'You are what you wear'
Dress and Costume in Renaissance and Baroque drawings from Christ Church
15 February - 4 June
A dress, a hat or an item of jewellery can help to identify a person in a painting or sculpture. However, items of costume that might have been easily understood in the Renaissance have become more difficult to read today. In the portrait of Beatrice d’Este (in the Red Gallery at Christ Church) the sitter wears a string of pearls with a pendant consisting of an emerald, ruby and pear-shaped pearl. This seems to be a piece of jewellery that Ludovico Sforza, Duke of Milan, sent as a gift to his bride, Beatrice d’Este, six months before their wedding in 1491. The colours of the jewels of the pendant (green, red and white) pick up Ludovico’s heraldic colours.
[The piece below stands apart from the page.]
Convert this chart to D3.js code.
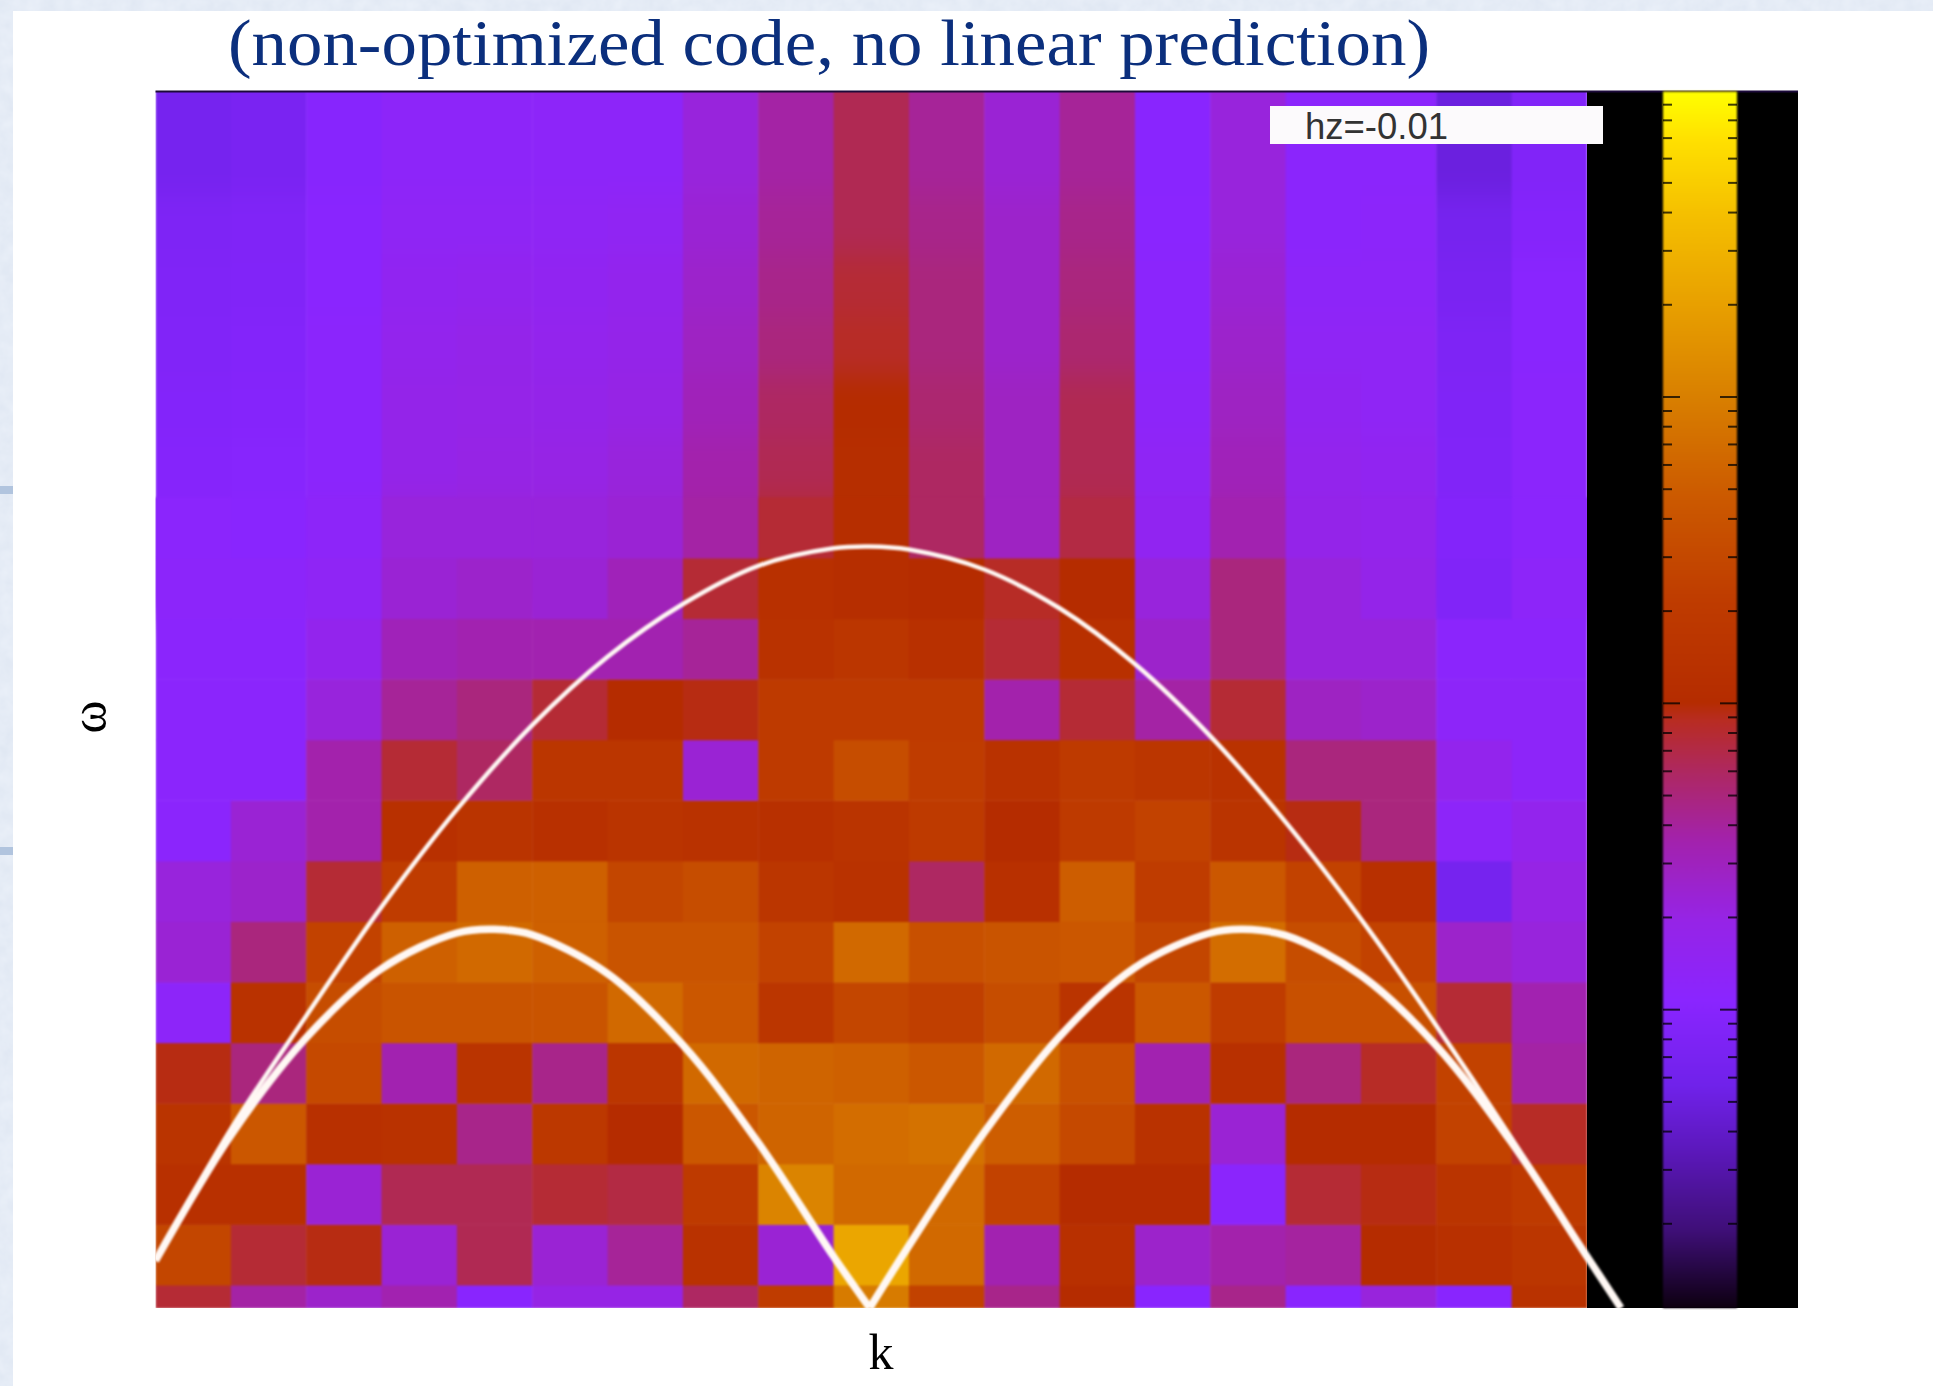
<!DOCTYPE html>
<html>
<head>
<meta charset="utf-8">
<script src="https://cdn.jsdelivr.net/npm/d3@7"></script>
<style>
  html, body { margin: 0; padding: 0; background: #fff; }
  svg { display: block; }
</style>
</head>
<body>
<div id="chart"></div>
<script>
// 19 k bins across, 21 omega rows. rows are listed from omega = 0 (short bottom row) upward
var kEdges = d3.range(0, 20);
var omegaEdges = [0, 0.38].concat(d3.range(1.38, 20.38, 1));
omegaEdges[omegaEdges.length - 1] = 21.5; // top row runs past the frame, the clip cuts it
var omegaTop = 20.08;

// cell values are the position on the colour bar (0 = bottom, 1 = top)
var intensity = [
  [.47,.39,.35,.38,.25,.32,.32,.44,.58,.74,.60,.41,.50,.25,.41,.25,.33,.25,.53],
  [.61,.47,.49,.34,.45,.34,.40,.53,.34,.84,.70,.38,.52,.35,.385,.395,.50,.52,.55],
  [.52,.52,.34,.45,.45,.47,.46,.57,.76,.70,.70,.60,.50,.50,.26,.47,.49,.54,.57],
  [.54,.66,.52,.53,.41,.56,.50,.66,.69,.71,.72,.675,.62,.53,.34,.50,.50,.60,.48],
  [.49,.42,.62,.38,.54,.41,.55,.70,.69,.68,.66,.70,.64,.38,.52,.42,.48,.60,.39],
  [.27,.53,.63,.65,.65,.65,.70,.66,.55,.61,.59,.63,.54,.66,.58,.64,.64,.47,.38],
  [.34,.42,.60,.68,.70,.68,.65,.65,.60,.70,.64,.65,.66,.61,.71,.63,.60,.35,.33],
  [.33,.35,.47,.58,.68,.68,.61,.63,.55,.53,.44,.52,.675,.58,.66,.60,.52,.20,.32],
  [.26,.34,.385,.52,.54,.52,.54,.53,.52,.54,.57,.50,.57,.60,.54,.49,.42,.27,.30],
  [.26,.26,.385,.47,.44,.55,.55,.34,.57,.63,.58,.53,.57,.55,.53,.42,.42,.30,.27],
  [.26,.26,.33,.40,.42,.47,.50,.49,.57,.57,.57,.385,.47,.39,.47,.36,.35,.27,.27],
  [.26,.26,.30,.37,.38,.38,.38,.40,.53,.55,.52,.47,.52,.35,.42,.33,.33,.26,.26],
  [.265,.265,.28,.34,.35,.34,.37,.47,.52,.51,.50,.48,.50,.33,.42,.33,.31,.23,.27],
  [.26,.25,.27,.33,.33,.33,.34,.39,.47,.51,.44,.36,.46,.29,.38,.31,.30,.235,.26],
  [.24,.245,.26,.31,.32,.32,.33,.385,.45,.51,.44,.36,.45,.28,.37,.30,.29,.23,.26],
  [.235,.24,.26,.31,.315,.31,.32,.37,.44,.50,.43,.36,.45,.27,.36,.29,.28,.225,.26],
  [.23,.235,.26,.30,.31,.30,.31,.36,.42,.48,.42,.35,.43,.26,.35,.28,.28,.22,.25],
  [.225,.23,.255,.29,.295,.29,.30,.35,.41,.47,.42,.35,.42,.26,.34,.27,.27,.21,.25],
  [.22,.225,.25,.28,.28,.28,.285,.34,.40,.45,.41,.35,.41,.255,.33,.26,.265,.20,.24],
  [.20,.21,.245,.27,.27,.27,.27,.33,.39,.45,.40,.34,.40,.25,.33,.26,.26,.17,.23],
  [.20,.205,.24,.26,.26,.26,.26,.33,.38,.44,.39,.34,.39,.25,.32,.25,.25,.16,.22]
];

// colour bar stops
var cmapPos = [0, .064, .13, .183, .253, .319, .385, .44, .483, .498, .582, .668, .75, .825, .90, .96, 1];
var cmapColors = ["#0d0010", "#3f0f78", "#5c18bc", "#7022ea", "#8a25ff", "#9624e6", "#a322ac", "#ae2862",
  "#b82c22", "#b52c00", "#bf3c00", "#cc5a00", "#d98000", "#e8a000", "#f5c000", "#ffe000", "#ffff00"];

var upperK = [0,1,2,3,4,5,6,7,8,9,9.48,10,11,12,13,14,15,16,17,18,19,19.45];
var upperW = [.78,2.95,4.82,6.62,8.23,9.62,10.75,11.62,12.25,12.54,12.57,12.52,12.19,11.55,10.63,9.44,8.02,6.42,4.66,2.8,.85,0];
var lowerK = [0,1,2,3,4,4.5,5,6,7,8,9,9.48];
var lowerW = [.78,2.85,4.46,5.6,6.19,6.25,6.16,5.52,4.34,2.73,.85,0];
var lower2K = [9.48,10,11,12,13,14,14.43,15,16,17,18,19,19.45];
var lower2W = [0,1.03,2.9,4.48,5.62,6.19,6.25,6.15,5.49,4.33,2.73,.85,0];

// log ticks of the colour bar
var barMajor = [1, 10, 100];
var barMinor = [.2,.3,.4,.5,.6,.7,.8,.9,2,3,4,5,6,7,8,9,20,30,40,50,60,70,80,90,200,300,400,500,600,700,800,900];

var width = 1933;
var height = 1386;

var svg = d3.select("#chart").append("svg")
  .attr("width", width)
  .attr("height", height);

var defs = svg.append("defs");

// soft blur, the reference is a video frame
defs.append("filter").attr("id", "soft")
  .attr("color-interpolation-filters", "sRGB")
  .attr("x", "-2%").attr("y", "-2%").attr("width", "104%").attr("height", "104%")
  .append("feGaussianBlur").attr("stdDeviation", 0.9);

// upper rows melt into each other in the reference
defs.append("filter").attr("id", "softV")
  .attr("color-interpolation-filters", "sRGB")
  .attr("x", "-2%").attr("y", "-15%").attr("width", "104%").attr("height", "130%")
  .append("feGaussianBlur").attr("stdDeviation", "0.9 14");

// mottled paper behind the slide
var paper = defs.append("filter").attr("id", "paper")
  .attr("color-interpolation-filters", "sRGB")
  .attr("x", 0).attr("y", 0).attr("width", "100%").attr("height", "100%");
paper.append("feTurbulence").attr("type", "fractalNoise").attr("baseFrequency", 0.07).attr("numOctaves", 3).attr("seed", 4);
paper.append("feColorMatrix").attr("type", "matrix")
  .attr("values", "0 0 0 0 0.82  0 0 0 0 0.86  0 0 0 0 0.92  0.55 0 0 0 -0.1");
paper.append("feComposite").attr("in2", "SourceGraphic").attr("operator", "over");

var xScale = d3.scaleLinear().domain([0, 19]).range([155.5, 1587]);
var yScale = d3.scaleLinear().domain([0, omegaTop]).range([1308, 91.5]);
var colorScale = d3.scaleLinear().domain(cmapPos).range(cmapColors);
var barScale = d3.scaleLog().domain([0.1058, 990]).range([1308, 91.5]);

// slide background
svg.append("rect").attr("width", width).attr("height", height)
  .attr("fill", "#e9eff8").attr("filter", "url(#paper)");
svg.append("rect").attr("x", 13).attr("y", 11).attr("width", width - 13).attr("height", height - 11)
  .attr("fill", "#fff");
svg.selectAll(".notch").data([490, 851]).enter().append("rect")
  .attr("class", "notch")
  .attr("x", 0).attr("y", function(d) { return d - 4; })
  .attr("width", 13).attr("height", 8)
  .attr("fill", "#b1c4de");

// black frame behind colour bar
svg.append("rect")
  .attr("x", xScale(19)).attr("y", yScale(omegaTop))
  .attr("width", 1798 - xScale(19)).attr("height", yScale(0) - yScale(omegaTop))
  .attr("fill", "#000");

// heatmap
var cells = [];
intensity.forEach(function(row, r) {
  row.forEach(function(v, c) {
    cells.push({r: r, c: c, v: v});
  });
});

var clipId = "plot-clip";
defs.append("clipPath").attr("id", clipId).append("rect")
  .attr("x", xScale(0)).attr("y", yScale(omegaTop))
  .attr("width", xScale(19) - xScale(0)).attr("height", yScale(0) - yScale(omegaTop));

var heat = svg.append("g").attr("clip-path", "url(#" + clipId + ")");

function drawCells(data, filterId) {
  heat.append("g")
    .attr("filter", "url(#" + filterId + ")")
    .selectAll("rect")
    .data(data)
    .enter()
    .append("rect")
    .attr("x", function(d) { return xScale(kEdges[d.c]); })
    .attr("y", function(d) { return yScale(omegaEdges[d.r + 1]); })
    .attr("width", function(d) { return xScale(kEdges[d.c + 1]) - xScale(kEdges[d.c]) + 0.5; })
    .attr("height", function(d) { return yScale(omegaEdges[d.r]) - yScale(omegaEdges[d.r + 1]) + 0.5; })
    .attr("fill", function(d) { return colorScale(d.v); });
}
drawCells(cells.filter(function(d) { return d.r >= 12; }), "softV");
drawCells(cells.filter(function(d) { return d.r <= 13; }), "soft");

// top edge of the frame
svg.append("line")
  .attr("x1", xScale(0)).attr("x2", 1798)
  .attr("y1", yScale(omegaTop)).attr("y2", yScale(omegaTop))
  .attr("stroke", "#1c0a3a").attr("stroke-width", 2);

// colour bar
var grad = defs.append("linearGradient").attr("id", "barGrad")
  .attr("x1", 0).attr("x2", 0).attr("y1", 1).attr("y2", 0);
cmapPos.forEach(function(p, i) {
  grad.append("stop").attr("offset", p).attr("stop-color", cmapColors[i]);
});

var barLeft = 1663;
var barRight = 1737;

svg.append("rect")
  .attr("x", barLeft).attr("y", yScale(omegaTop))
  .attr("width", barRight - barLeft).attr("height", yScale(0) - yScale(omegaTop))
  .attr("fill", "url(#barGrad)")
  .attr("filter", "url(#soft)");

function barTicks(vals, size, side, x) {
  var axis = side == "left" ? d3.axisLeft(barScale) : d3.axisRight(barScale);
  svg.append("g")
    .attr("class", "bar-axis")
    .attr("transform", "translate(" + x + ",0)")
    .call(axis.tickValues(vals).tickSize(size).tickFormat(""))
    .call(function(g) { g.select(".domain").remove(); })
    .selectAll("line")
    .attr("stroke", "#000")
    .attr("stroke-opacity", 0.75)
    .attr("stroke-width", 2);
}
barTicks(barMinor, 9, "right", barLeft);
barTicks(barMajor, 17, "right", barLeft);
barTicks(barMinor, 9, "left", barRight);
barTicks(barMajor, 17, "left", barRight);

// curves
var line = d3.line()
  .x(function(d) { return xScale(d[0]); })
  .y(function(d) { return yScale(d[1]); })
  .curve(d3.curveCatmullRom.alpha(0.5));

defs.append("clipPath").attr("id", "curve-clip").append("rect")
  .attr("x", xScale(0)).attr("y", yScale(omegaTop))
  .attr("width", width).attr("height", yScale(0) - yScale(omegaTop));

var curves = svg.append("g")
  .attr("clip-path", "url(#curve-clip)")
  .attr("fill", "none")
  .attr("stroke", "#fff8f4")
  .attr("filter", "url(#soft)");

curves.append("path")
  .attr("d", line(d3.zip(upperK, upperW)))
  .attr("stroke-width", 4.5);
curves.append("path")
  .attr("d", line(d3.zip(lowerK, lowerW)))
  .attr("stroke-width", 7.5);
curves.append("path")
  .attr("d", line(d3.zip(lower2K, lower2W)))
  .attr("stroke-width", 7.5);

// field label
svg.append("rect")
  .attr("x", 1270).attr("y", 106)
  .attr("width", 333).attr("height", 38)
  .attr("fill", "#fcfafc");
svg.append("text")
  .attr("x", 1305).attr("y", 139)
  .attr("font-family", "'Liberation Sans', Arial, sans-serif")
  .attr("font-size", 36.5)
  .attr("fill", "#333")
  .text("hz=-0.01");

// title and axis labels
svg.append("text")
  .attr("x", 228).attr("y", 65)
  .attr("font-family", "'Liberation Serif', serif")
  .attr("font-size", 66)
  .attr("fill", "#0b2f7d")
  .attr("textLength", 1202)
  .attr("lengthAdjust", "spacingAndGlyphs")
  .text("(non-optimized code, no linear prediction)");

svg.append("text")
  .attr("x", 881).attr("y", 1369)
  .attr("text-anchor", "middle")
  .attr("font-family", "'Liberation Serif', serif")
  .attr("font-size", 50)
  .attr("fill", "#000")
  .text("k");

svg.append("text")
  .attr("transform", "translate(106,717) rotate(-90)")
  .attr("text-anchor", "middle")
  .attr("font-family", "'Liberation Serif', serif")
  .attr("font-size", 50)
  .attr("fill", "#000")
  .text("ω");
</script>
</body>
</html>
Colour played a great importance in the understanding of costume, something that an exhibition of drawings cannot fully express. However, the thirty-four drawings in this exhibition capture something that is more fundamental – the underlying design, expressed in the structure and the form of the dress. Drawing alone can also convey the fabric out of which a garment is made – the rough, scratchy cloth of the monk or the fine flowing silk of a princess’ dress. The properties of fabric, how it falls and how it envelopes the body, were intensely studied by artists and were an important part of their training.
The exhibition showed designs for fantastic costumes and hats, drawings that were made to express the artists’ idea for a new piece of attire, like Bacchiacca’s Profile of a female figure in fantastic head-dress, as well as drawings which record already existing dresses, like Domenico Fetti’s Portrait of Caterina de Medici – the sitter certainly had chosen the dress with its fine lace collar for this portrait.
Another category of dress are outfits which might vary in detail, but have remained unchanged in their basic form - the monk, the soldier, the knight, the bishop - are all easily identifiable through their garments. Certain other professions, even though prone to change, remain recognisable, like the depiction of a cook by the Florentine artist Jacopo da Empoli in this exhibition. Even though it was drawn around 1600 the viewer immediately understands the figure’s role.
The ideas outlined in the drawings in this exhibition are supplemented by the paintings in the Picture Gallery. Costume and its depiction can be studied further in the finished paintings - be it the aristocratic splendour in the Portrait of Beatrice’Este, or the more bourgeois outfit in Frans Hals Portrait of a Woman. Equally interesting is a comparison between the dress of the Scullion of Christ Church by John Riley with that of a Gentleman by Ludovico Carracci.